# New Uber app uses screen overlay the way viruses do, wouldn't surprise me if they cloak and dagger



## The Entomologist (Sep 23, 2018)

Turns out Uber is using hacking tactics in their latest app revamp, this is for android users, screen overlay permission is forced onto the user for the app to work, the app then takes control over your entire phone leaving it's overlay to block you from doing anything, this behavior was first observed in cloak and dagger attacks, a style of the dreaded Internet browser full screen/perma pop ups from back in the days, it looks like they decided to make it part of their app.

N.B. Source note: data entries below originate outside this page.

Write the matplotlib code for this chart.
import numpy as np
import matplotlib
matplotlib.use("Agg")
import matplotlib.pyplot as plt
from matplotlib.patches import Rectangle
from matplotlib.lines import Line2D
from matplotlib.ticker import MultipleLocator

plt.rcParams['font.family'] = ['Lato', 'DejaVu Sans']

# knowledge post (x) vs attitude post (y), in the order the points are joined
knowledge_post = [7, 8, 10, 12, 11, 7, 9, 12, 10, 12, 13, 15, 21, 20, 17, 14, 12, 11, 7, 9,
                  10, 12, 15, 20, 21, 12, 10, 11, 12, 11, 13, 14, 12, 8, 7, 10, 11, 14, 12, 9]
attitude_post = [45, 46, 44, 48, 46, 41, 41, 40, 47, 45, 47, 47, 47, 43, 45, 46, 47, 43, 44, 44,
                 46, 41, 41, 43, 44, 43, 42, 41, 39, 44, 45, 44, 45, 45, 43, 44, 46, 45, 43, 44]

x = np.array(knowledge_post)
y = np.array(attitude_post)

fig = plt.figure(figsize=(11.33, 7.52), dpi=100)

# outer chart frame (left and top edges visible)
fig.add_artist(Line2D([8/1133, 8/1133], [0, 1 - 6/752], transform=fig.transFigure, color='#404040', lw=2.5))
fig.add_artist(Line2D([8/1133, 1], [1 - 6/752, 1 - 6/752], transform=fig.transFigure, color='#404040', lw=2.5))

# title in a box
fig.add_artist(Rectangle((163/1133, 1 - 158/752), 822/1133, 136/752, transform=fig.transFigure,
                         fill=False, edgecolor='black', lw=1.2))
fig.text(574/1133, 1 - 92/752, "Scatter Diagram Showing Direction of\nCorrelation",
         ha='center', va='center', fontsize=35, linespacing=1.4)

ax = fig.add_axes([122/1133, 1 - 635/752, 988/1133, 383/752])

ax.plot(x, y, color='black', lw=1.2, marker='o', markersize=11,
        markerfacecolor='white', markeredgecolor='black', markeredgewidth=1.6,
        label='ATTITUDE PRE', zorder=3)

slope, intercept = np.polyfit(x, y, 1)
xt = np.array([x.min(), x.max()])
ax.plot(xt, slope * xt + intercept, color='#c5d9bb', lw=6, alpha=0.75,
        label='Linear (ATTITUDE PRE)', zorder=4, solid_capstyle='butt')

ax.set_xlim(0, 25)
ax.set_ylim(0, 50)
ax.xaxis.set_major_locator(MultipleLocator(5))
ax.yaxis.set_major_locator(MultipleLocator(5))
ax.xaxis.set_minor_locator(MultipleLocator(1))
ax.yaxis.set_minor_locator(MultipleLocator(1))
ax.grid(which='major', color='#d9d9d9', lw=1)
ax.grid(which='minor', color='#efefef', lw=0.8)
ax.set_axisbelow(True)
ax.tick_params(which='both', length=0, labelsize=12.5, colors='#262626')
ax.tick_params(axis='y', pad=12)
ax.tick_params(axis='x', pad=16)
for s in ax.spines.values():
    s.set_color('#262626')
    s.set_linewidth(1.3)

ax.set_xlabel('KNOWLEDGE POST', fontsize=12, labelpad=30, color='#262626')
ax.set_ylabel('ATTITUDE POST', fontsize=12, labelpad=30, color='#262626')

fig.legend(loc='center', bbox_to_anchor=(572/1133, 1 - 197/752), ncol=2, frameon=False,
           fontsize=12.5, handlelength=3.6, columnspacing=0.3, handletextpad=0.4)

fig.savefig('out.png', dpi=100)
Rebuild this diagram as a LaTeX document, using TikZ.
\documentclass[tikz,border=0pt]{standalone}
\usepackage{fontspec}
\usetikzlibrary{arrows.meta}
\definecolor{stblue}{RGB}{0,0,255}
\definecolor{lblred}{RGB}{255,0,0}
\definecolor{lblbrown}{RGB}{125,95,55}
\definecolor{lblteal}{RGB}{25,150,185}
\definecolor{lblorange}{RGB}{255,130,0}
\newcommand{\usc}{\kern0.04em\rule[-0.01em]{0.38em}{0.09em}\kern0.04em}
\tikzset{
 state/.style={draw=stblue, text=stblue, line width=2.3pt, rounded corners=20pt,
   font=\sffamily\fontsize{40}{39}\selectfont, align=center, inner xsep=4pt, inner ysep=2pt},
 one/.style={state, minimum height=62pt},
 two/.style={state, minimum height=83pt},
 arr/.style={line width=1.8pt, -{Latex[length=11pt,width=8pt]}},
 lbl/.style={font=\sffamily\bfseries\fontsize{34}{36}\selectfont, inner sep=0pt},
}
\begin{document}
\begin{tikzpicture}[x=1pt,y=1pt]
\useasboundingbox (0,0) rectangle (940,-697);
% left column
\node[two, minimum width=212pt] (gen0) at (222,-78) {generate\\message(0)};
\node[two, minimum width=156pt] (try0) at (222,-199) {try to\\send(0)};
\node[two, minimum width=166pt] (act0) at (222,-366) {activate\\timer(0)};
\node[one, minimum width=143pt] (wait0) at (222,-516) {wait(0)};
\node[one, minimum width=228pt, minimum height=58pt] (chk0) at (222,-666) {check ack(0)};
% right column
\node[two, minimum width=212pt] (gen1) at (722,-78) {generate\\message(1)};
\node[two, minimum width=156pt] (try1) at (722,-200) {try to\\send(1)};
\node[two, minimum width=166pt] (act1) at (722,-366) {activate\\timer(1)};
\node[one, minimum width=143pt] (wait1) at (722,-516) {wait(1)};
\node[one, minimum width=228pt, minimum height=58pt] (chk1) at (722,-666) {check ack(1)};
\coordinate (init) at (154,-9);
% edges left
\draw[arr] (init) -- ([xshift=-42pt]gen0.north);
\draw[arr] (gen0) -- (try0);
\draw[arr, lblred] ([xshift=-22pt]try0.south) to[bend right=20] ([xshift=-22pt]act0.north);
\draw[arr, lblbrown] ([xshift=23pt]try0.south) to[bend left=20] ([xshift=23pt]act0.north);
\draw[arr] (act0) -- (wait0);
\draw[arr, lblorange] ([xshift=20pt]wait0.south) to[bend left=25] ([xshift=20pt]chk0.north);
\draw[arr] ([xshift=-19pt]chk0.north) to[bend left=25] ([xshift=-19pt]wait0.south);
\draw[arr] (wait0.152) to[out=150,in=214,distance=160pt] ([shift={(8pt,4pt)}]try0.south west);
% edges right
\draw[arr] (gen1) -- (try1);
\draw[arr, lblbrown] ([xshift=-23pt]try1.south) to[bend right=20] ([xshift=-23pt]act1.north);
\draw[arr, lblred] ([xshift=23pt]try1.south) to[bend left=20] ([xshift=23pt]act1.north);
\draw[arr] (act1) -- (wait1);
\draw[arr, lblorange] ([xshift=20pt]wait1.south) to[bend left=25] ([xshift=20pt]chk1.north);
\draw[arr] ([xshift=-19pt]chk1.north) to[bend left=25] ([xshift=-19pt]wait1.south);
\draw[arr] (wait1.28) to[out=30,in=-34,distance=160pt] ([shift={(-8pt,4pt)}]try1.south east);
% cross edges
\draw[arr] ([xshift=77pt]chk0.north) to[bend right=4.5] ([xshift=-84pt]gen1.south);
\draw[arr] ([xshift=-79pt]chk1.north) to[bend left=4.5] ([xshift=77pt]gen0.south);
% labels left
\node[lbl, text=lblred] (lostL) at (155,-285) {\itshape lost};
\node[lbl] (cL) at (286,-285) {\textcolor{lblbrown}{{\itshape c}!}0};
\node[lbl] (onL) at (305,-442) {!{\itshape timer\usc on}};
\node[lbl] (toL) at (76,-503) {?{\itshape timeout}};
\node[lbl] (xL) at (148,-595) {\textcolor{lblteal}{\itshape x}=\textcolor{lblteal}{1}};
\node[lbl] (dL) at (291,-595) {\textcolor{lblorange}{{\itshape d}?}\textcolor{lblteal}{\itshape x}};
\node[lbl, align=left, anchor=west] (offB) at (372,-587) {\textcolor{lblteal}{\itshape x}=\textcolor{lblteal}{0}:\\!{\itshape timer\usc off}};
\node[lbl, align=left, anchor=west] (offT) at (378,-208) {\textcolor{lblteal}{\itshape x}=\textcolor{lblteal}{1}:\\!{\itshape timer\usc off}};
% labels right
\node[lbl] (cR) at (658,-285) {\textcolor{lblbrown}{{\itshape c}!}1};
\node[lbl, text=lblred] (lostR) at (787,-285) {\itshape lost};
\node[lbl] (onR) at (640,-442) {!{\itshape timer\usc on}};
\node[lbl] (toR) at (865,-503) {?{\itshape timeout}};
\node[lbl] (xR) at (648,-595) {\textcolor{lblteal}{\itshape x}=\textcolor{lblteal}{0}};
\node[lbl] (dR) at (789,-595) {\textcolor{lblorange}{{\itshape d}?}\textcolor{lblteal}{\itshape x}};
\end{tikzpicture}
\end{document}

https://forums.androidcentral.com/s...cant-get-rid-pop-up-ads-take-over-screen.html

To give you an idea.

To observe this curious new feature:

Go online, turn off your location and then minimize the app or, hell try to go anywhere (settings/apps) or try to open another app, the overlay blocks everything.

I invite you to report this to Google, go to the playstore and find "uber driver", at the top right 3 dots "flag as inappropriate", select "harmful to device" and explain their overlay blocks you from doing anything on your phone, even turning off the app causing it.

With your help we can keep viruses off the play store and make the world a better place, thank you.


----------



## jgiun1 (Oct 16, 2017)

The Entomologist said:


> Turns out Uber is using hacking tactics in their latest app revamp, this is for android users, screen overlay permission is forced onto the user for the app to work, the app then takes control over your entire phone leaving it's overlay to block you from doing anything, this behavior was first observed in cloak and dagger attacks, a style of the dreaded Internet browser full screen/perma pop ups from back in the days, it looks like they decided to make it part of their app.
> 
> https://forums.androidcentral.com/s...cant-get-rid-pop-up-ads-take-over-screen.html
> 
> ...


I did it on iphone and it just popped up a message about neededing it on.....I went online, turned off the location and everything worked normal.....maybe it's just android


----------



## The Entomologist (Sep 23, 2018)

jgiun1 said:


> I did it on iphone and it just popped up a message about neededing it on.....I went online, turned off the location and everything worked normal.....maybe it's just android


Yeah, Apple has more control over that than Google, still... devs know they aren't supposed to do that on their apps.


----------